Post-Grant Patent Blog

Practice Tips Learned From the Inaugural PTAB Bar Association Conference
March 22, 2017

The newly formed PTAB Bar association held its inaugural conference in Washington, D.C. from March 1-3.  More than 400 people were in attendance, including a mix of practitioners, in-house counsel, PTAB administrative law judges (ALJs), and other representatives from the United States Patent and Trademark Office.  The conference included panel discussions with a diverse range of panelists offering a wide spectrum of views, which led to open discussions on various post-grant proceeding topics. 

PTAB ALJ panelists provided interesting perspectives from the bench.  Here are some of the practical tips I gathered during the conference related to oral hearings.   

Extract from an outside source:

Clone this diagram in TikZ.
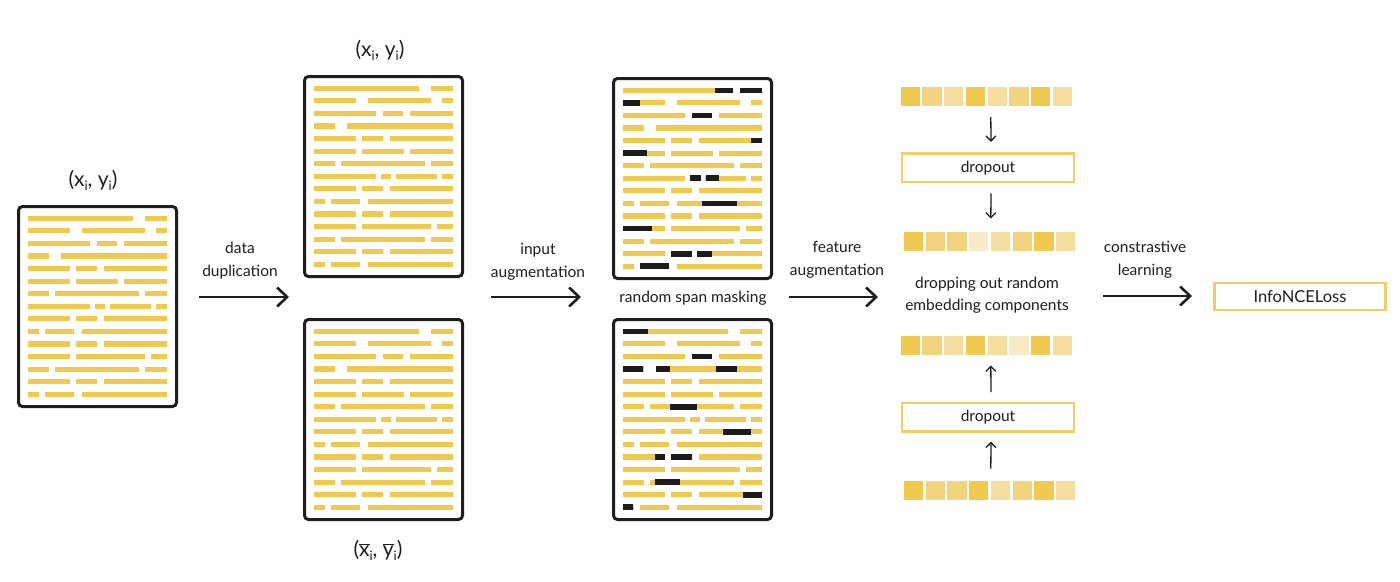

A party has the option to request oral hearing during a post-grant proceeding under 37 CFR §42. 70. The PTAB then has the discretion to set a time limit for each party to present their arguments during the oral hearing.  The oral hearing is essentially the last opportunity for the parties to present their arguments to the PTAB.  By the time of oral hearings, the PTAB has already reviewed written arguments from both the petitioner and patent owner, and also identified the main controversial issues.  Therefore, one of the main themes advocated by the ALJs was to focus on the controversial issues and not waste limited time on undisputed facts.  In practice, this translates to being careful not to overuse slides.  This may be achieved by, for example, only including slides on cases with holdings having a direct application to a controversy, and leaving out slides illustrating general rules and laws.

ALJs also emphasized having a strong understanding of the proceeding record for the oral hearing.  Sounds simple, but attorneys risk losing credibility in front of the PTAB when they are not able to answer questions concerning statements made in their filings, or provide support from the record relating to arguments presented during the oral hearings.  Oral arguments in a post-grant proceeding are fact-intensive and draw heavily from the established record of the proceeding.  Oftentimes the PTAB will directly question attorneys while they are presenting their arguments.  To be more effective, it might make sense to split oral arguments between multiple attorneys who focus on specific topics, as long as the number of attorneys does not grow to a number that becomes distracting.

Coming prepared on the record of the proceedings was stressed, but the ALJs also recommended allowing the PTAB to lead the discussion during oral hearings.  The PTAB will come prepared with their own set of questions to address what they perceive to be the main controversial issues.  So if the PTAB is leading the discussion to specific topics, attorneys would be well served to focus on those specific topics and provide answers to the PTAB’s question. 

Finally, laser pointers don’t appear to show up effectively on the new LCD display boards.